**PROBLEM DESCRIPTION:** From the very first line of the data to the line containing "var svg = d3.select('#chart')", retype everything exactly, leaving the pictures behind.

#### GIVEN MATERIAL

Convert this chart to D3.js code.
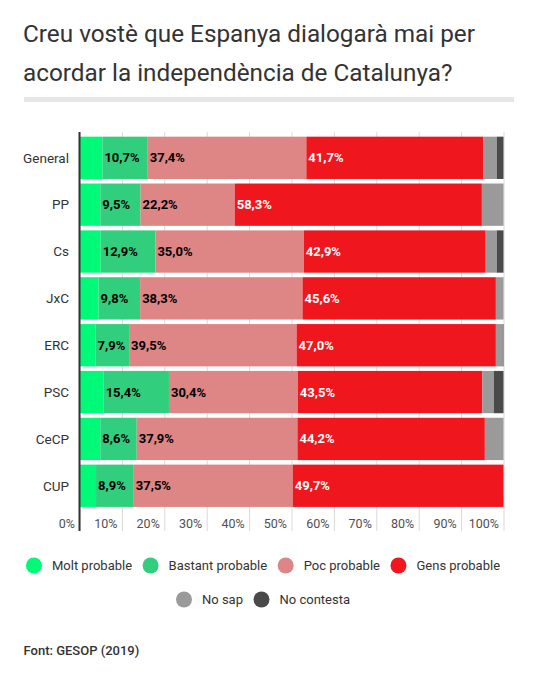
<!DOCTYPE html>
<html>
<head>
<meta charset="utf-8">
<script src="https://cdn.jsdelivr.net/npm/d3@7.9.0/dist/d3.min.js"></script>
<style>
  html, body { margin: 0; padding: 0; background: #fff; }
  svg { display: block; font-family: Roboto, "Noto Sans", sans-serif; }
</style>
</head>
<body>
<svg id="chart" width="543" height="681"></svg>
<script>
// survey data (GESOP 2019), % per group
var categories = ['General', 'PP', 'Cs', 'JxC', 'ERC', 'PSC', 'CeCP', 'CUP']
var molt = [5.4, 4.9, 5.0, 4.5, 3.8, 5.7, 4.9, 3.9]
var bastant = [10.7, 9.5, 12.9, 9.8, 7.9, 15.4, 8.6, 8.9]
var poc = [37.4, 22.2, 35.0, 38.3, 39.5, 30.4, 37.9, 37.5]
var gens = [41.7, 58.3, 42.9, 45.6, 47.0, 43.5, 44.2, 49.7]
var noSap = [3.2, 5.1, 2.6, 1.8, 1.6, 2.7, 4.4, 0]
var noContesta = [1.6, 0, 1.6, 0, 0.2, 2.3, 0, 0]

var seriesNames = ['Molt probable', 'Bastant probable', 'Poc probable', 'Gens probable', 'No sap', 'No contesta']
var seriesValues = [molt, bastant, poc, gens, noSap, noContesta]
var seriesColors = ['#00fa78', '#31cf7d', '#de8586', '#ef171d', '#9a9a9a', '#4a4a4a']
var labelled = [false, true, true, true, false, false]
var labelColors = ['#000', '#000', '#000', '#fff', '#000', '#000']
var tickValues = [0, 10, 20, 30, 40, 50, 60, 70, 80, 90, 100]

var rows = categories.map(function (c, i) {
    var r = { cat: c }
    seriesNames.forEach(function (s, k) { r[s] = seriesValues[k][i] })
    return r
})

var svg = d3.select('#chart')

// title
var title = svg.append('text')
    .attr('x', 23)
    .attr('y', 42)
    .attr('font-size', '24.3px')
    .attr('fill', '#333')
title.append('tspan').attr('x', 23).text('Creu vostè que Espanya dialogarà mai per')
title.append('tspan').attr('x', 23).attr('dy', 38.5).text('acordar la independència de Catalunya?')

svg.append('rect')
    .attr('x', 24).attr('y', 97)
    .attr('width', 490).attr('height', 5)
    .attr('fill', '#e6e6e6')

var plotTop = 132
var plotBottom = 531

var x = d3.scaleLinear().domain([0, 100]).range([79.5, 503.5])
var y = d3.scaleBand()
    .domain(categories)
    .range([134.4, 509.2])
    .paddingInner(0.097)
    .paddingOuter(0.0485)

// grid + tick labels
var axis = svg.append('g')
    .attr('transform', 'translate(0,' + plotBottom + ')')
    .call(d3.axisBottom(x)
        .tickValues(tickValues)
        .tickSize(-(plotBottom - plotTop))
        .tickFormat(function (d) { return d + '%' }))
axis.select('.domain').remove()
axis.selectAll('line').attr('stroke', '#d9d9d9')
axis.selectAll('text')
    .attr('y', -3.5)
    .attr('dy', 0)
    .attr('x', -5)
    .attr('text-anchor', 'end')
    .attr('font-family', 'Roboto, sans-serif')
    .attr('font-size', '12.5px')
    .attr('fill', '#505050')

// stacked bars
var stack = d3.stack().keys(seriesNames)(rows)

var layers = svg.append('g').selectAll('g')
    .data(stack)
    .enter()
    .append('g')
    .attr('fill', function (d, i) { return seriesColors[i] })

layers.selectAll('rect')
    .data(function (d) { return d })
    .enter()
    .append('rect')
    .attr('x', function (d) { return x(d[0]) })
    .attr('y', function (d) { return y(d.data.cat) })
    .attr('width', function (d) { return Math.max(x(d[1]) - x(d[0]), 0) })
    .attr('height', y.bandwidth())

var fmt = d3.format('.1f')
layers.each(function (layer, i) {
    if (!labelled[i]) return
    d3.select(this).selectAll('text')
        .data(layer)
        .enter()
        .append('text')
        .attr('x', function (d) { return x(d[0]) + 2 })
        .attr('y', function (d) { return y(d.data.cat) + y.bandwidth() / 2 })
        .attr('dy', '0.35em')
        .attr('font-size', '13px')
        .attr('font-weight', 'bold')
        .attr('fill', labelColors[i])
        .text(function (d) { return fmt(d[1] - d[0]).replace('.', ',') + '%' })
})

// category labels
svg.append('g').selectAll('text')
    .data(categories)
    .enter()
    .append('text')
    .attr('x', 69)
    .attr('y', function (d) { return y(d) + y.bandwidth() / 2 })
    .attr('dy', '0.35em')
    .attr('text-anchor', 'end')
    .attr('font-size', '13.5px')
    .attr('fill', '#333')
    .text(function (d) { return d })

// axis line
svg.append('line')
    .attr('x1', x(0)).attr('x2', x(0))
    .attr('y1', plotTop).attr('y2', plotBottom)
    .attr('stroke', '#333')
    .attr('stroke-width', 2)

// legend, centred rows that wrap
var legend = svg.append('g')
var items = seriesNames.map(function (name, i) {
    var g = legend.append('g')
    g.append('circle').attr('cx', 8).attr('cy', 0).attr('r', 8).attr('fill', seriesColors[i])
    var t = g.append('text')
        .attr('x', 26)
        .attr('dy', '0.35em')
        .attr('font-size', '13px')
        .attr('fill', '#333')
        .text(name)
    return { g: g, w: 26 + t.node().getComputedTextLength() }
})

var maxW = 480, gap = 10.5, centre = 263, rowY = 565.5, rowH = 34
var lines = [[]], lineW = 0
items.forEach(function (it) {
    var add = (lines[lines.length - 1].length ? gap : 0) + it.w
    if (lineW + add > maxW) {
        lines.push([])
        lineW = 0
        add = it.w
    }
    lines[lines.length - 1].push(it)
    lineW += add
})
lines.forEach(function (line, li) {
    var total = d3.sum(line, function (d) { return d.w }) + gap * (line.length - 1)
    var cx = centre - total / 2
    line.forEach(function (it) {
        it.g.attr('transform', 'translate(' + cx + ',' + (rowY + li * rowH) + ')')
        cx += it.w + gap
    })
})

// source
svg.append('text')
    .attr('x', 23.5)
    .attr('y', 655)
    .attr('font-size', '13px')
    .attr('font-weight', 500)
    .attr('fill', '#333')
    .text('Font: GESOP (2019)')
</script>
</body>
</html>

########

**COMPLETE ANSWER:**
Convert this chart to D3.js code.
<!DOCTYPE html>
<html>
<head>
<meta charset="utf-8">
<script src="https://cdn.jsdelivr.net/npm/d3@7.9.0/dist/d3.min.js"></script>
<style>
  html, body { margin: 0; padding: 0; background: #fff; }
  svg { display: block; font-family: Roboto, "Noto Sans", sans-serif; }
</style>
</head>
<body>
<svg id="chart" width="543" height="681"></svg>
<script>
// survey data (GESOP 2019), % per group
var categories = ['General', 'PP', 'Cs', 'JxC', 'ERC', 'PSC', 'CeCP', 'CUP']
var molt = [5.4, 4.9, 5.0, 4.5, 3.8, 5.7, 4.9, 3.9]
var bastant = [10.7, 9.5, 12.9, 9.8, 7.9, 15.4, 8.6, 8.9]
var poc = [37.4, 22.2, 35.0, 38.3, 39.5, 30.4, 37.9, 37.5]
var gens = [41.7, 58.3, 42.9, 45.6, 47.0, 43.5, 44.2, 49.7]
var noSap = [3.2, 5.1, 2.6, 1.8, 1.6, 2.7, 4.4, 0]
var noContesta = [1.6, 0, 1.6, 0, 0.2, 2.3, 0, 0]

var seriesNames = ['Molt probable', 'Bastant probable', 'Poc probable', 'Gens probable', 'No sap', 'No contesta']
var seriesValues = [molt, bastant, poc, gens, noSap, noContesta]
var seriesColors = ['#00fa78', '#31cf7d', '#de8586', '#ef171d', '#9a9a9a', '#4a4a4a']
var labelled = [false, true, true, true, false, false]
var labelColors = ['#000', '#000', '#000', '#fff', '#000', '#000']
var tickValues = [0, 10, 20, 30, 40, 50, 60, 70, 80, 90, 100]

var rows = categories.map(function (c, i) {
    var r = { cat: c }
    seriesNames.forEach(function (s, k) { r[s] = seriesValues[k][i] })
    return r
})

var svg = d3.select('#chart')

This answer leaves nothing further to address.